The first wooden bridge over the Rideau River – constructed in 1836 by Charles Cummings, rebuilt in 1845, and replaced in 1890 – draws settlement to the area that will become Vanier. Many merchants and civil servants take advantage of the opportunity to move out of Ottawa’s Lowertown, already densely populated. Janeville is founded in 1873, followed by Clarkstown some 20 years later. In 1909, the Ontario government merges the two settlements with Clandeboye to form the village of Eastview.
Pressured by Msgr Duhamel, the Archbishop of Ottawa, to meet the needs of this thriving suburb, the Montfortian Fathers of the Company of Mary establish a parish on Montreal Road in 1887: Notre-Dame-de-Lourdes. With its replica of the grotto of Notre-Dame-de-Lourdes in France, it becomes a place of religious tourism. In 1908, the same Montfortians open St. Charles Church on Beechwood Avenue. The Daughters of Wisdom, for their part, arrive in 1891 to build a boarding school and novitiate on Montreal Road. Other congregations join them to help with teaching. Several other schools are created through their combined efforts, including five French-language elementary schools during the 1950s alone. Eastview does not escape the post-war baby boom, which becomes one of the largest concentrations of Francophones in the capital.
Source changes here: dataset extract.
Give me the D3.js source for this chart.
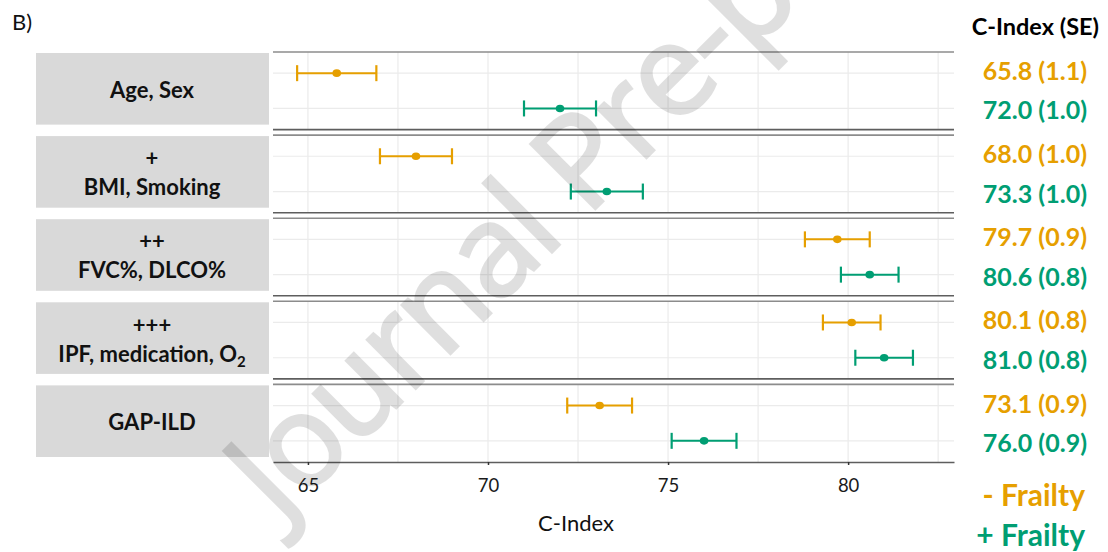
<!DOCTYPE html>
<html>
<head>
<meta charset="utf-8">
<script src="https://cdn.jsdelivr.net/npm/d3@7.9.0/dist/d3.min.js"></script>
<style>
  body { margin: 0; background: #fff; }
  svg { display: block; font-family: Lato, 'Open Sans', sans-serif; }
</style>
</head>
<body>
<div id="chart"></div>
<script>
// model labels (lines of the strip text, "_" marks a subscript)
const models = [
  ['Age, Sex'],
  ['+', 'BMI, Smoking'],
  ['++', 'FVC%, DLCO%'],
  ['+++', 'IPF, medication, O_2'],
  ['GAP-ILD']
];
const series = ['- Frailty', '+ Frailty'];
const colors = ['#E69F00', '#009E73'];

// C-index and standard error per model
const noFrailty = [65.8, 68.0, 79.7, 80.1, 73.1];
const noFrailtySE = [1.1, 1.0, 0.9, 0.8, 0.9];
const withFrailty = [72.0, 73.3, 80.6, 81.0, 76.0];
const withFrailtySE = [1.0, 1.0, 0.8, 0.8, 0.9];

const xTicks = [65, 70, 75, 80];
const xGrid = [65, 67.5, 70, 72.5, 75, 77.5, 80, 82.5];

const width = 1108;
const height = 552;

const rows = [];
models.forEach((m, i) => {
  rows.push({ panel: i, s: 0, est: noFrailty[i], se: noFrailtySE[i] });
  rows.push({ panel: i, s: 1, est: withFrailty[i], se: withFrailtySE[i] });
});

const svg = d3.select('#chart')
  .append('svg')
  .attr('width', width)
  .attr('height', height);

const x = d3.scaleLinear().domain([64.03, 82.94]).range([273, 954]);
const panelY = d3.scaleBand().domain(d3.range(models.length)).range([52, 462]).paddingInner(0.066);
const rowY = d3.scalePoint().domain([0, 1]).range([0, panelY.bandwidth()]).padding(0.6);
const yOf = d => panelY(d.panel) + rowY(d.s);

// panels
const panels = svg.append('g').selectAll('g')
  .data(models)
  .join('g')
  .attr('transform', (d, i) => `translate(0,${panelY(i)})`);

const ph = panelY.bandwidth();

panels.selectAll('.vgrid')
  .data(xGrid)
  .join('line')
  .attr('x1', d => x(d)).attr('x2', d => x(d))
  .attr('y1', 0).attr('y2', ph)
  .attr('stroke', '#ebebeb').attr('stroke-width', 1.2);

panels.selectAll('.hgrid')
  .data([0, 1])
  .join('line')
  .attr('x1', x.range()[0]).attr('x2', x.range()[1])
  .attr('y1', d => rowY(d)).attr('y2', d => rowY(d))
  .attr('stroke', '#ebebeb').attr('stroke-width', 1.2);

panels.append('line')
  .attr('x1', x.range()[0]).attr('x2', x.range()[1])
  .attr('y1', 0).attr('y2', 0)
  .attr('stroke', '#8c8c8c').attr('stroke-width', 1.6);

panels.filter((d, i) => i < models.length - 1)
  .append('line')
  .attr('x1', x.range()[0]).attr('x2', x.range()[1])
  .attr('y1', ph).attr('y2', ph)
  .attr('stroke', '#5e5e5e').attr('stroke-width', 1.6);

// strips
panels.append('rect')
  .attr('x', 36).attr('y', 1)
  .attr('width', 233).attr('height', ph - 6)
  .attr('fill', '#d9d9d9');

panels.each(function(lines) {
  const g = d3.select(this);
  const cy = (ph - 4) / 2 + 1;
  const lh = 29;
  lines.forEach((ln, k) => {
    const t = g.append('text')
      .attr('x', 152)
      .attr('y', cy + (k - (lines.length - 1) / 2) * lh)
      .attr('dy', '0.36em')
      .attr('text-anchor', 'middle')
      .attr('font-weight', 700)
      .attr('font-size', 22)
      .attr('fill', '#111');
    const parts = ln.split('_');
    t.append('tspan').text(parts[0]);
    if (parts[1]) {
      t.append('tspan').attr('font-size', 15).attr('dy', 5).text(parts[1]);
    }
  });
});

// error bars
const bars = svg.append('g').selectAll('g')
  .data(rows)
  .join('g')
  .attr('stroke', d => colors[d.s])
  .attr('fill', d => colors[d.s]);

bars.append('line')
  .attr('x1', d => x(d.est - d.se)).attr('x2', d => x(d.est + d.se))
  .attr('y1', yOf).attr('y2', yOf)
  .attr('stroke-width', 2);

bars.selectAll('.cap')
  .data(d => [[d.est - d.se, yOf(d)], [d.est + d.se, yOf(d)]])
  .join('line')
  .attr('x1', d => x(d[0])).attr('x2', d => x(d[0]))
  .attr('y1', d => d[1] - 8).attr('y2', d => d[1] + 8)
  .attr('stroke-width', 2.2);

bars.append('ellipse')
  .attr('cx', d => x(d.est)).attr('cy', yOf)
  .attr('rx', 4.3).attr('ry', 3.8).attr('stroke', 'none');

// x axis
const axis = svg.append('g')
  .attr('transform', `translate(0,${panelY(models.length - 1) + ph})`)
  .call(d3.axisBottom(x).tickValues(xTicks).tickSize(3).tickSizeOuter(0).tickPadding(14));

axis.select('.domain').attr('stroke', '#5e5e5e').attr('stroke-width', 1.6);
axis.selectAll('.tick line').attr('stroke', '#333').attr('stroke-width', 1.5);
axis.selectAll('.tick text')
  .attr('font-family', 'Lato, sans-serif')
  .attr('font-size', 18.5)
  .attr('fill', '#1a1a1a');

svg.append('text')
  .attr('x', 576).attr('y', 523).attr('dy', '0.36em')
  .attr('text-anchor', 'middle')
  .attr('font-size', 22)
  .attr('fill', '#111')
  .text('C-Index');

// right hand values
svg.append('text')
  .attr('x', 1099).attr('y', 27).attr('dy', '0.36em')
  .attr('text-anchor', 'end')
  .attr('font-weight', 700).attr('font-size', 23.5)
  .attr('fill', '#000')
  .text('C-Index (SE)');

svg.append('g').selectAll('text')
  .data(rows)
  .join('text')
  .attr('x', 1087)
  .attr('y', d => yOf(d) + (d.s === 0 ? -2 : 2))
  .attr('dy', '0.36em')
  .attr('text-anchor', 'end')
  .attr('font-weight', 700).attr('font-size', 25)
  .attr('fill', d => colors[d.s])
  .text(d => `${d.est.toFixed(1)} (${d.se.toFixed(1)})`);

svg.append('g').selectAll('text')
  .data(series)
  .join('text')
  .attr('x', 1085)
  .attr('y', (d, i) => 495 + i * 40)
  .attr('dy', '0.36em')
  .attr('text-anchor', 'end')
  .attr('font-weight', 700).attr('font-size', 30)
  .attr('fill', (d, i) => colors[i])
  .text(d => d);

svg.append('text')
  .attr('x', 12).attr('y', 22).attr('dy', '0.36em')
  .attr('font-size', 22)
  .attr('fill', '#111')
  .text('B)');

// watermark
svg.append('g')
  .attr('opacity', 0.12)
  .append('text')
  .attr('transform', 'translate(280,524) rotate(-45)')
  .attr('font-family', "'Open Sans', sans-serif")
  .attr('font-size', 128)
  .attr('letter-spacing', -3)
  .attr('fill', '#000')
  .attr('stroke', '#000')
  .attr('stroke-width', 3)
  .text('Journal Pre-proof');
</script>
</body>
</html>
It is in Eastview that the first bilingual public school in Ontario is founded in 1949. Eastview High School is established as a result of interventions from Mayor Donat Grandmaître, supported by influential Eastview citizens, including Edmond Ducharme, the priest of the Notre-Dame-de-Lourdes parish. While only certain courses are meant to be offered in French (French, Latin, history and geography), the school, in fact, functions in French and attracts young people from across the region. Re-baptized André-Laurendeau, this school becomes one of the first French-language public schools in the province. The municipality and the church also join forces to establish a Francophone hospital, Montfort Hospital, which opens its doors in 1953. It becomes famous in the late 1990s for inspiring unprecedented mobilization among Ontario Francophones opposed to its closure decreed by the provincial government.
In 1969, Eastview takes the name of Vanier to reflect its Francophone character. But the face of French Vanier is already starting to fade. Francophones represent two-thirds of the population in 1971, but twenty-five years later, in 1996, Francophones comprise only half of Vanier’s inhabitants. They vary from educated, prosperous residents with high-status employment on the one hand, to less fortunate, often female heads of household on the other. Vanier’s landscape tends to fracture along Montreal Road, the city’s main thoroughfare, between the more institutional sector to the east, which houses the Town Hall until 1985 (no. 1 on the map), and the district to the west where shops, resource centres and agencies serve the most disadvantaged inhabitants. Many initiatives have been carried out over the past 20 years to upgrade the downtown area, including the unique Vanier Museopark, created in 2006 to help Vanier maintain its identity.
Cummings Bridge mural at the Eastview Shopping Centre, Selkirk Street, by David Yeatman, 2000. The mural depicts everyday life in the vicinity of the general store at the beginning of the 20th century. Between 1998 and 2010, the Publi-Arts group installs some thirty murals in the city’s Vanier sector.
Source : Vanier Museopark, Vanier Circuit, Stop 3, Mural Cummings (centre commercial Eastview).